Warren Buffett’s Berkshire Hathaway has almost never paid a dividend © Johannes Eislele/AFP/Getty

It has been a dismal year for income investors. The economic shock from Covid-19 has proved deadly for dividends, with scores of companies reducing, deferring or cancelling their payouts to investors altogether.

When income stalwart Royal Dutch Shell cut its dividend for the first time since the second world war, some said it heralded the death of equity income as we know it.

Others were less pessimistic, hoping the income drought could be temporary. Last week, property company Land Securities became the first FTSE 100 firm to say it intended to restart dividend payments later this year.

However, the economic impact of the virus is likely to weigh on the level of payouts for some time to come. Historic yields for global equities are now roughly in line or slightly below long-term averages. While we can expect a recovery in dividends as economies ‘normalise,’ we don’t know how long this might take, or indeed, what ‘normal’ might look like.

So how can income investors recalibrate their strategy?

I would suggest you look to Warren Buffett. Admittedly, he has not had a good crisis, with big bets on airlines and oil companies unwinding in the pandemic — but I’m not talking about that.

One of the first columns I wrote for FT Money was about Warren Buffett’s dislike of dividends. The Sage of Omaha is unequivocal that the best way to return value to shareholders is by reinvesting profits back into a business.

Although Berkshire Hathaway has proved itself to be a cash generating machine over the years, it has almost never paid a dividend. The one exception was back in 1967 and Buffett often jokes that he must have been in the bathroom when the decision was made.

Now is the time for income seekers to revisit the investment basics he has famously favoured — invest in quality businesses with good management and trust them to plough the profits they make back into the business and thus drive long-term capital growth.

Recent events demonstrate a point that is consistently made, but often ignored at investors’ own peril: the highest yielding stocks do not always produce the best long-term outcomes for income investors.

Carl Stick, manager of the Rathbone Income Fund, calls it “an honest reckoning of the ill-discipline that accompanied cash returns to shareholders for many years”. Ergo, cheap funding enabled many businesses to over-distribute cash, while avoiding adequate discussion about the investment needed to lay the foundation for future growth.

It is notable that companies with higher levels of debt on their balance sheets have been at greatest risk of cutting dividends, while those with more defensive business models and stronger balance sheets have been less likely.

The other glaring risk for investors, which I have pointed out many times over the years, is that of concentration risk. This has long been a problem for the FTSE 100, where the bulk of dividend income is generated by a small and shrinking pool of companies.

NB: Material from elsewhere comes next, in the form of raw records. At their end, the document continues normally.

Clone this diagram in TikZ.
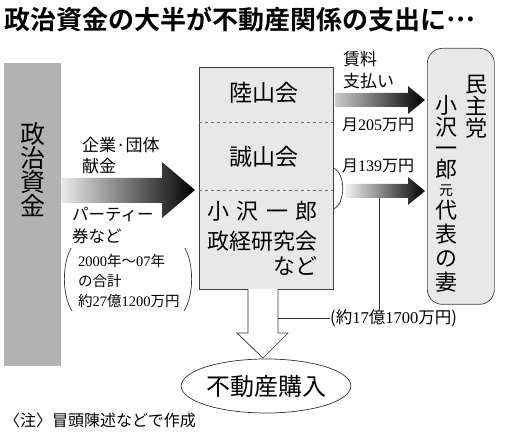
\documentclass[tikz,border=0pt]{standalone}
\usepackage{fontspec}
\setmainfont{Noto Sans CJK JP}[BoldFont={Noto Sans CJK JP Bold}]
\newfontfamily\dg{Liberation Serif}
\usetikzlibrary{shapes.geometric}
\definecolor{barGray}{HTML}{B2B2B2}
\definecolor{boxGray}{HTML}{E8E8E8}
\newcommand{\fs}[1]{\fontsize{#1}{#1}\selectfont}
\tikzset{
  lbl/.style={inner sep=0pt, font=\fs{17}},
  small/.style={inner sep=0pt, font=\fs{14.5}},
  big/.style={inner sep=0pt, font=\fs{23}},
  col/.style={inner sep=0pt, font=\fs{22}, text height=16pt, text depth=2.5pt},
  divider/.style={dashed, black!55, line width=0.6pt},
  thin/.style={line width=0.7pt, black!80}
}
\begin{document}
\begin{tikzpicture}[x=1pt,y=-1pt]
\useasboundingbox (0,0) rectangle (515,441);
\fill[white] (0,0) rectangle (515,441);
% title
\node[anchor=west, inner sep=0pt, font=\fs{26}\bfseries] (title) at (4,20) {政治資金の大半が不動産関係の支出に\raisebox{8pt}{…}};
% left bar
\node[fill=barGray, minimum width=57pt, minimum height=303pt, inner sep=0pt, anchor=north west] (bar) at (4,63) {};
\node[big, font=\fs{25}] (s1) at (33,134) {政};
\node[big, font=\fs{25}] (s2) at (33,158) {治};
\node[big, font=\fs{25}] (s3) at (33,182) {資};
\node[big, font=\fs{25}] (s4) at (33,206) {金};
% big gradient arrow
\shade[left color=black!8, right color=black] (61,178) -- (162,178) -- (162,162) -- (195,190) -- (162,218) -- (162,203) -- (61,203) -- cycle;
\node[lbl, anchor=west] (kigyo) at (82,145) {企業·団体};
\node[lbl, anchor=west] (kenkin) at (82,166) {献金};
\node[lbl, font=\fs{16.5}, anchor=west] (party) at (72,214) {パーティー};
\node[lbl, font=\fs{16.5}, anchor=west] (ken) at (72,236) {券など};
\node[small, anchor=west] (p1) at (78,261) {{\dg 2000}年～{\dg 07}年};
\node[small, anchor=west] (p2) at (78,281) {の合計};
\node[small, anchor=west] (p3) at (78,301) {約{\dg 27}億{\dg 1200}万円};
\draw[thin] (71,248) .. controls (62,265) and (62,295) .. (72,311);
\draw[thin] (185,248) .. controls (194,265) and (194,295) .. (184,311);
% middle box
\node[draw=black!75, line width=0.7pt, fill=boxGray, minimum width=134pt, minimum height=222pt, inner sep=0pt, anchor=north west] (mid) at (199,67) {};
\draw[divider] (199,122) -- (333,122);
\draw[divider] (199,190) -- (333,190);
\node[big] (riku) at (264,93) {陸山会};
\node[big] (sei) at (264,157) {誠山会};
\node[col, anchor=west] (oz1) at (207,213) {小\hspace{7.5pt}沢\hspace{7.5pt}一\hspace{7.5pt}郎};
\node[col, anchor=west] (oz2) at (207,243) {政経研究会};
\node[col, anchor=east] (oz3) at (318,268) {など};
\draw[thin] (333,168) .. controls (346,172) and (346,205) .. (333,209);
% right box
\node[draw=black!75, line width=0.7pt, fill=boxGray, rounded corners=15pt, minimum width=67pt, minimum height=256pt, inner sep=0pt, anchor=north west] (wife) at (427,48) {};
\node[col] (w1) at (476,86) {民};
\node[col] (w2) at (476,108) {主};
\node[col] (w3) at (476,130) {党};
\node[col] (c1) at (446,107) {小};
\node[col] (c2) at (446,129) {沢};
\node[col] (c3) at (446,150) {一};
\node[col] (c4) at (446,171) {郎};
\node[inner sep=0pt, font=\fs{14}, text height=10pt, text depth=1.5pt] (c5) at (446,191) {元};
\node[col] (c6) at (446,212) {代};
\node[col] (c7) at (446,236) {表};
\node[col] (c8) at (446,260) {の};
\node[col] (c9) at (446,284) {妻};
% upper arrow
\shade[left color=black!20, right color=black] (335,93) -- (408,93) -- (408,86) -- (425,100) -- (408,114) -- (408,107) -- (335,107) -- cycle;
\node[lbl, anchor=west] (chin) at (343,59) {賃料};
\node[lbl, anchor=west] (shi) at (343,81) {支払い};
\node[lbl, font=\fs{16}, anchor=west] (m205) at (342,125) {月{\dg 205}万円};
% lower arrow
\shade[left color=black!4, right color=black] (345,184) -- (408,184) -- (408,177) -- (425,191) -- (408,205) -- (408,198) -- (345,198) -- cycle;
\node[lbl, font=\fs{16}, anchor=west] (m139) at (342,166) {月{\dg 139}万円};
% total label and lines
\node[lbl, font=\fs{16.5}, anchor=west] (tot) at (330,318) {({}約{\dg 17}億{\dg 1700}万円)};
\coordinate (vtop) at (379,198);
\draw[thin] (vtop) -- (vtop |- tot.north);
% hollow arrow
\fill[white] (248,289) -- (248,333) -- (237,333) -- (263,358) -- (288,333) -- (278,333) -- (278,289) -- cycle;
\draw[thin] (248,289) -- (248,333) -- (237,333) -- (263,358) -- (288,333) -- (278,333) -- (278,289);
\coordinate (hr) at (278,318);
\draw[thin] (hr) -- (tot.west);
% ellipse
\node[ellipse, draw=black!80, line width=0.7pt, minimum width=148pt, minimum height=54pt, inner sep=0pt, font=\fs{24}] (buy) at (266,386) {不動産購入};
% footer
\node[anchor=west, inner sep=0pt, font=\fs{16}] (note) at (4,420) {〈注〉冒頭陳述などで作成};
\end{tikzpicture}
\end{document}
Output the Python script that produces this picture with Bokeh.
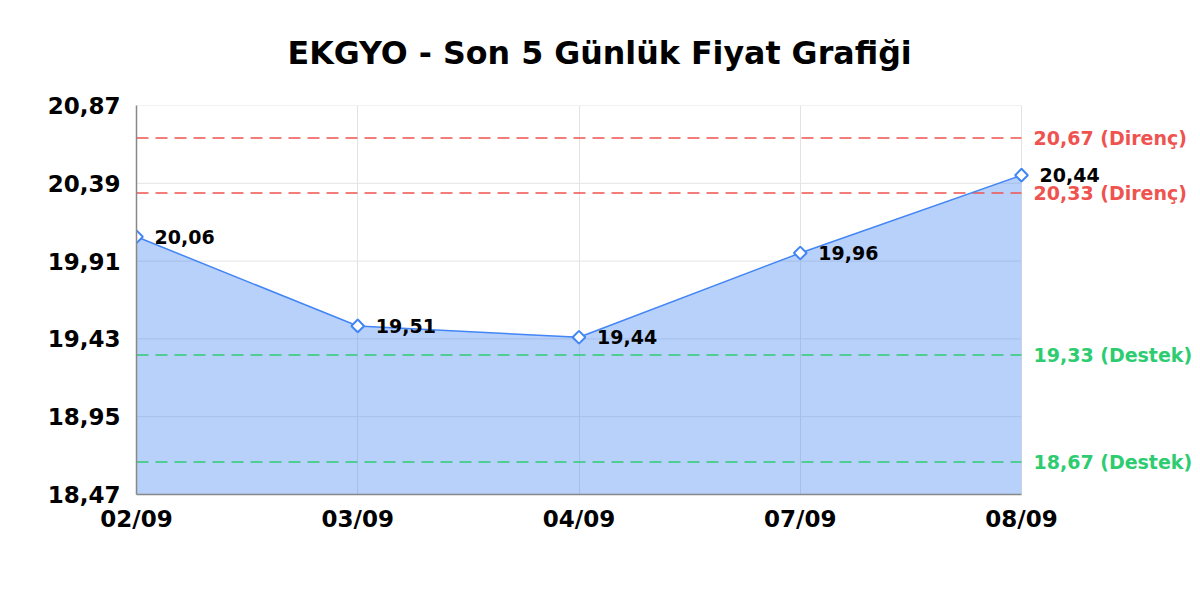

Many companies had been blindly anchored to maintaining payouts, regardless of other priorities and, in some cases, common sense.

The crisis means that companies have had to reset their overall investment priorities, not just their dividend policies, as they strive to rebuild businesses that will prosper in the post-Covid economy.

They’re not the only ones having to adjust; so too are fund managers at the helm of equity income vehicles, as well as individual investors who have relied on generous, but often unrealistic, dividend payouts. So what should you consider as you re-evaluate your portfolio?

Firstly, recalibrate your income expectations to more sustainable levels as we adjust to the new reality. The profits earned by companies will be lower, and dividends will therefore be lower.

Secondly, be more like Buffett. The dividend yield may have been a big factor when you picked the companies in your portfolio, but now is the time to go back to basics and look at the growth strategy. Buffett believes when you buy into a business, you buy into that business model and the management. If you believe that management are good at allocating capital and the business model is solid, then stay invested.

Thirdly, be realistic. A drop in income hurts, and if you don’t have cash reserves to fall back on then you may need to sell part of your capital. But if that capital has grown because the business has reinvested it prudently, then the net result will be the same.

Fourthly, be mindful of eggs and baskets. Despite the challenging headwinds, there are still some businesses that are operating profitably and paying dividends — but you may need to look further afield to find them.

Some income fund managers have been diversifying geographically, targeting dividend-paying companies in Asia. European and UK businesses tend to pay out a larger proportion of earnings than in other markets, and so dividends have been more vulnerable. Other fund managers believe the best capital growth opportunities will come from companies that have suspended dividends, as share prices could recover strongly when payouts resume.

By focusing on the long-term growth potential, you should end up holding businesses that will be best placed to start paying a dividend when the storm passes.